Von Beginn der Südafrikanischen Union an standen also die Landenteignung und die Landfrage generell, neben den Bürgerrechten, stets inmitten des Konflikts zwischen der Minderheitsregierung und der Nicht-Weißen Bevölkerung.  Nachdem 1994 die erste demokratische Verfassung den ANC an die Regierung brachte, war die Frage bisher nicht befriedigend gelöst worden. 

Die Aussicht auf mögliche Enteignung, auch ohne Entschädigung, wird nicht nur Angst sondern auch Gerichtsverfahren auslösen. Bulelwa Mabasa, Mitglied des Landreformrats des Präsidenten versicherte, dass das Gesetz nicht zu Schnellverfahren wie im Nachbarland Zimbabwe führen wird. Sie erklärte, Entscheidungen betreffend Entschädigung würden laut des vorgeschlagenen Gesetzestextes bei der Justiz liegen. Außerdem sei Entschädigung nur eine der möglichen Formen des Ausgleichs und der Reformmaßnahmen, auch wenn sie in den Medien das größte Interesse erregte. In der Ausführung der gesetzlichen Regelungen sei man um Fairness und Machtausgleich bemüht, und diese seien durch die gerichtliche Kontrolle abgesichert. Enteignung ohne Entschädigung sei nicht gleichbedeutend mit Verstaatlichung. Der Staat würde im Gegensatz zu Zimbabwe nicht das gesamte Land unter seine Kontrolle bringen wollen. 

Mabas sagte, stattdessen würden Landeigentümer vor einer geplanten Enteignung informiert werden, wobei der Staat mitteilen müsse warum die Regierung das Land beanspruchte, was etwa darüber recherchiert wurde, oder was der Zweck der Enteignung sei. 

Bevor das Gesetz dem Parlament vorgelegt wurde, veröffentlichte die Regierung den Text unter Bekanntmachung, unter welchen Umständen keine Entschädigung zu zahlen sein würde. Das schließt etwa unbenutztes Land ein, von dem der Eigentümer lediglich durch erhöhten Marktpreis profitieren möchte oder das der Eigentümer aufgegeben hat; oder auch Land, das die Gesundheit oder Sicherheit anderer gefährdet u.a.
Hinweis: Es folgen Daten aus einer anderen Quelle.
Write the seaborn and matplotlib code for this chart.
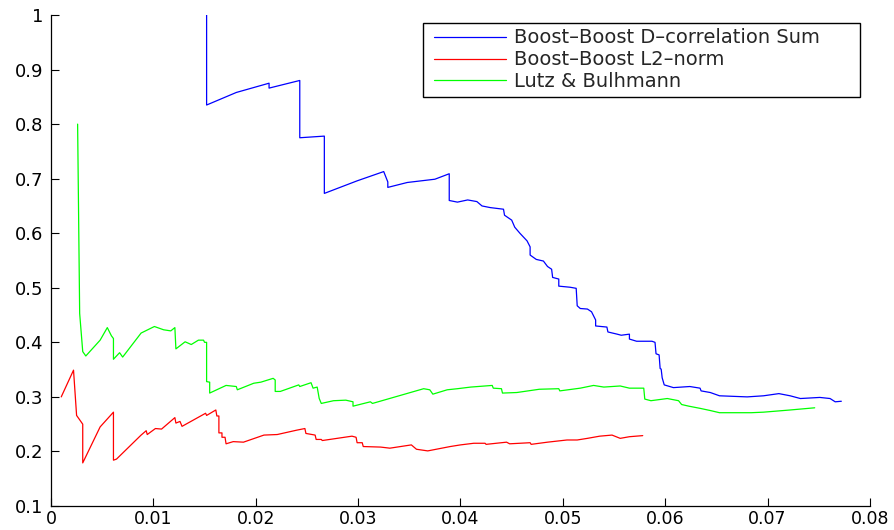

Die Regierung erklärte, Enteignung ohne Entschädigung sei lediglich ein Instrument, das in geeigneten Fällen benutzt werden kann, um Landreform und Abhilfe von Missständen zu ermöglichen. Wichtig bleibt vor allem die Rechtssicherheit in diesem Kernbereich der Wirtschaft Südafrikas  – kritisch für seine wirtschaftliche Entwicklung und besonders für die nachhaltige Förderung der ländlichen Regionen und Gemeinden.